John Harold Rogers received more than three years in prison after a jury found he lied to investigators about sharing nonpublic Fed information.

Jordan Bell

By Jordan Bell · Startups & Deals Reporter

· 3 min read

A former senior adviser at the Federal Reserve Board of Governors was sentenced to more than three years in prison after prosecutors said he lied about giving restricted Fed information to Chinese intelligence operatives, the Justice Department said Wednesday. For investors, the case centers on one of the most market-sensitive information streams in the world: the Fed’s internal thinking on interest rates.

John Harold Rogers, 64, was convicted in February of making false statements to federal investigators, according to U.S. Attorney Jeanine Pirro. The jury cleared him of a more serious count: conspiracy to commit economic espionage, a charge involving an alleged scheme to steal or pass along valuable economic information for a foreign power.

U.S. District Judge Dabney Friedrich also ordered Rogers to serve 12 months of supervised release after prison, the Justice Department said. Rogers has already spent about 18 months in custody, and that time will count toward his sentence, according to CNBC. His defense team had asked the court not to impose more prison time beyond that period.

Why Fed information is so sensitive

Rogers worked in the Fed Board’s international finance division from 2010 to 2021 and had access to nonpublic material on monetary policy and discussions of the Federal Open Market Committee, the central bank panel that sets the direction of U.S. interest rates, according to the Justice Department.

Rate decisions matter because they ripple through the price of U.S. Treasurys, stocks, currencies and loans.

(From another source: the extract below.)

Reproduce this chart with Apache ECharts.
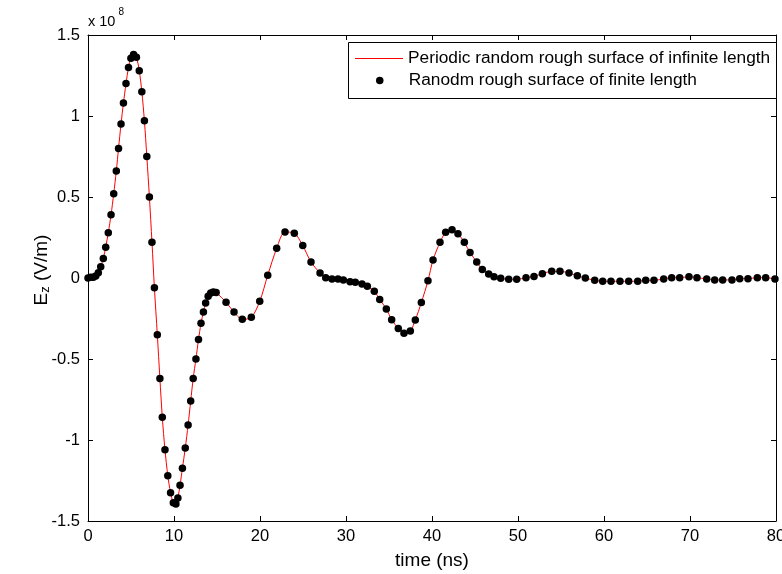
<!DOCTYPE html>
<html>
<head>
<meta charset="utf-8">
<title>E_z vs time</title>
<script src="https://cdn.jsdelivr.net/npm/echarts@6/dist/echarts.min.js"></script>
<style>
  html, body { margin: 0; padding: 0; background: #fff; }
  #chart { width: 782px; height: 574px; }
</style>
</head>
<body>
<div id="chart"></div>
<script>
// Sample times (ns)
const timeNs = [
  0, 0.31, 0.62, 0.9, 1.2, 1.48, 1.78, 2.06, 2.36, 2.68,
  2.99, 3.29, 3.55, 3.84, 4.12, 4.42, 4.71, 4.99, 5.3, 5.63,
  5.96, 6.26, 6.56, 6.84, 7.14, 7.44, 7.72, 8.06, 8.36, 8.64,
  8.95, 9.28, 9.6, 9.92, 10.22, 10.45, 10.7, 10.98, 11.31, 11.64,
  11.94, 12.23, 12.55, 12.85, 13.14, 13.42, 13.68, 13.97, 14.27, 14.57,
  14.9, 16.05, 16.98, 17.94, 18.99, 19.97, 20.9, 21.94, 22.91, 23.99,
  24.97, 25.93, 26.98, 27.64, 28.37, 29.07, 29.69, 30.47, 31.08, 31.86,
  32.48, 33.29, 33.92, 34.69, 35.31, 36.08, 36.74, 37.48, 38.06, 38.76,
  39.53, 40.12, 40.93, 41.59, 42.33, 43.02, 43.76, 44.42, 45.2, 45.85,
  46.59, 47.21, 47.99, 48.92, 49.85, 50.93, 51.86, 52.83, 53.92, 54.88,
  55.93, 56.9, 57.83, 58.92, 59.85, 60.81, 61.86, 62.87, 63.92, 64.85,
  65.81, 66.94, 67.87, 68.8, 69.88, 70.81, 71.94, 72.87, 73.8, 74.88,
  75.78, 76.74, 77.83, 78.8, 79.88
];

// E_z field, in units of 1e8 V/m
const ezE8 = [
  0, 0.004, 0.004, 0.012, 0.033, 0.07, 0.12, 0.19, 0.28, 0.39,
  0.52, 0.66, 0.80, 0.95, 1.08, 1.20, 1.30, 1.356, 1.38, 1.362,
  1.28, 1.15, 0.97, 0.75, 0.50, 0.22, -0.06, -0.35, -0.62, -0.86,
  -1.06, -1.22, -1.325, -1.387, -1.395, -1.358, -1.28, -1.175, -1.05, -0.907,
  -0.76, -0.62, -0.50, -0.38, -0.28, -0.21, -0.155, -0.113, -0.092, -0.086,
  -0.09, -0.15, -0.21, -0.255, -0.243, -0.144, 0.017, 0.183, 0.284, 0.276,
  0.20, 0.099, 0.031, 0.002, -0.006, -0.006, -0.012, -0.023, -0.026, -0.037,
  -0.051, -0.082, -0.132, -0.191, -0.257, -0.311, -0.341, -0.327, -0.259, -0.152,
  -0.017, 0.111, 0.220, 0.282, 0.298, 0.273, 0.220, 0.158, 0.099, 0.053,
  0.025, 0.008, -0.002, -0.008, -0.008, 0.002, 0.010, 0.027, 0.041, 0.041,
  0.031, 0.014, 0.0, -0.014, -0.02, -0.02, -0.02, -0.02, -0.02, -0.014,
  -0.014, -0.006, 0.002, 0.002, 0.008, 0.002, -0.006, -0.012, -0.012, -0.012,
  -0.004, -0.004, 0.002, 0.002, -0.006
];

const xTicks = [0, 10, 20, 30, 40, 50, 60, 70, 80];
const yTicks = [-1.5, -1, -0.5, 0, 0.5, 1, 1.5];

const seriesNames = [
  'Periodic random rough surface of infinite length',
  'Ranodm rough surface of finite length'
];

const points = timeNs.map((t, i) => [t, ezE8[i]]);

const FONT = 'Arial, "Liberation Sans", Helvetica, sans-serif';
const RED = '#ff0000';

const boxAxis = {
  axisLine: { show: true, onZero: false, lineStyle: { color: '#000', width: 1 } },
  axisTick: { show: true, inside: true, length: 5, lineStyle: { color: '#000' } },
  splitLine: { show: false }
};

const legendText = { fontSize: 17.3, fontFamily: FONT, color: '#000' };

const chart = echarts.init(document.getElementById('chart'), null, { renderer: 'canvas' });

chart.setOption({
  backgroundColor: '#fff',
  animation: false,
  textStyle: { fontFamily: FONT },
  grid: { left: 88, right: 6, top: 35, bottom: 53, containLabel: false, outerBoundsMode: 'none' },
  title: {
    text: '{a|x 10}{b|8}',
    left: 88,
    top: 7,
    padding: 0,
    textStyle: {
      fontWeight: 'normal',
      rich: {
        a: { fontSize: 14.5, fontWeight: 'normal', fontFamily: FONT, color: '#000', verticalAlign: 'bottom' },
        b: { fontSize: 10, fontWeight: 'normal', fontFamily: FONT, color: '#000', verticalAlign: 'top', padding: [0, 0, 12, 3] }
      }
    }
  },
  // legend frame
  graphic: [{
    type: 'rect',
    left: 348,
    top: 42,
    z: 10,
    shape: { width: 428, height: 56 },
    style: { fill: '#fff', stroke: '#000', lineWidth: 1 }
  }],
  legend: [
    {
      // line entry: thin red stroke
      orient: 'vertical',
      left: 355,
      top: 50,
      padding: 0,
      z: 20,
      itemWidth: 48,
      itemHeight: 1.2,
      textStyle: legendText,
      data: [{ name: seriesNames[0], icon: 'rect' }]
    },
    {
      // marker entry: black dot
      orient: 'vertical',
      left: 376,
      top: 72,
      padding: 0,
      z: 20,
      itemWidth: 48,
      itemHeight: 7.5,
      textStyle: legendText,
      data: [{ name: seriesNames[1], icon: 'circle' }]
    }
  ],
  xAxis: [
    Object.assign({
      type: 'value',
      min: xTicks[0],
      max: xTicks[xTicks.length - 1],
      interval: 10,
      position: 'bottom',
      name: 'time (ns)',
      nameLocation: 'middle',
      nameGap: 30,
      nameMoveOverlap: false,
      nameTextStyle: { fontSize: 19, fontFamily: FONT, color: '#000' },
      axisLabel: { show: true, margin: 7, fontSize: 16.5, fontFamily: FONT, color: '#000' }
    }, boxAxis),
    Object.assign({
      type: 'value',
      min: xTicks[0],
      max: xTicks[xTicks.length - 1],
      interval: 10,
      position: 'top',
      axisLabel: { show: false }
    }, boxAxis)
  ],
  yAxis: [
    Object.assign({
      type: 'value',
      min: yTicks[0],
      max: yTicks[yTicks.length - 1],
      interval: 0.5,
      position: 'left',
      name: '{e|E}{s|z}{a| (V/m)}',
      nameLocation: 'middle',
      nameGap: 36,
      nameMoveOverlap: false,
      nameRotate: 90,
      nameTextStyle: {
        color: '#000',
        rich: {
          e: { fontSize: 19, fontFamily: FONT, color: '#000', padding: [0, 0, 0, 16] },
          a: { fontSize: 19, fontFamily: FONT, color: '#000' },
          s: { fontSize: 13, fontFamily: FONT, color: '#000', verticalAlign: 'bottom', padding: [8, 0, 0, 0] }
        }
      },
      axisLabel: { show: true, margin: 8, fontSize: 16.5, fontFamily: FONT, color: '#000' }
    }, boxAxis),
    Object.assign({
      type: 'value',
      min: yTicks[0],
      max: yTicks[yTicks.length - 1],
      interval: 0.5,
      position: 'right',
      axisLabel: { show: false }
    }, boxAxis)
  ],
  series: [
    {
      name: seriesNames[0],
      type: 'line',
      xAxisIndex: 0,
      yAxisIndex: 0,
      data: points,
      showSymbol: false,
      symbol: 'none',
      smooth: 0.3,
      lineStyle: { color: RED, width: 1 },
      itemStyle: { color: RED },
      z: 2
    },
    {
      name: seriesNames[1],
      type: 'scatter',
      xAxisIndex: 0,
      yAxisIndex: 0,
      data: points,
      symbol: 'circle',
      symbolSize: 7.5,
      clip: false,
      itemStyle: { color: '#000', opacity: 1 },
      z: 3
    }
  ]
});
</script>
</body>
</html>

Treasurys are U.S. government bonds, and their prices can move sharply when investors get new information about where rates may go next.

Prosecutors said early access to Fed rate decisions could have helped Beijing make “enormous profits” while trading its roughly $1.5 trillion in U.S. Treasury holdings, according to the Justice Department.

Pirro said Rogers denied sharing restricted monetary-policy information when investigators questioned him. In a statement, she said Rogers secretly passed sensitive Fed material to Chinese spies for years and then lied to investigators and under oath at trial.

What prosecutors said happened

The Justice Department said Rogers, a U.S. citizen with a doctorate in economics, allegedly began a covert relationship in 2017 with Hummin Lee, described by prosecutors as a Chinese intelligence operative he met at a conference in China.

Prosecutors said Rogers provided Fed information during meetings in Chinese hotel rooms that were presented as academic teaching sessions. The Justice Department also said Rogers printed restricted documents before trips to China, emailed materials to a personal account after removing classification markings, and sent sensitive information to a professor at Fudan University.

In return, prosecutors said Rogers received university professorships and financial benefits.

During a February 2020 interview with the Fed’s inspector general, Rogers was asked whether he had ever shared restricted Federal Reserve information outside the board, according to the Justice Department. Prosecutors said he answered, “never.”

CNBC reported that China’s Ministry of Foreign Affairs did not respond to its request for comment.

The sentencing comes as the Trump administration has increased its focus on alleged Chinese economic espionage, CNBC reported. The case adds a criminal-law example to a broader U.S. concern: how access to sensitive economic and technology information can become a national-security issue when it crosses borders.

This story draws on original reporting from CNBC Markets.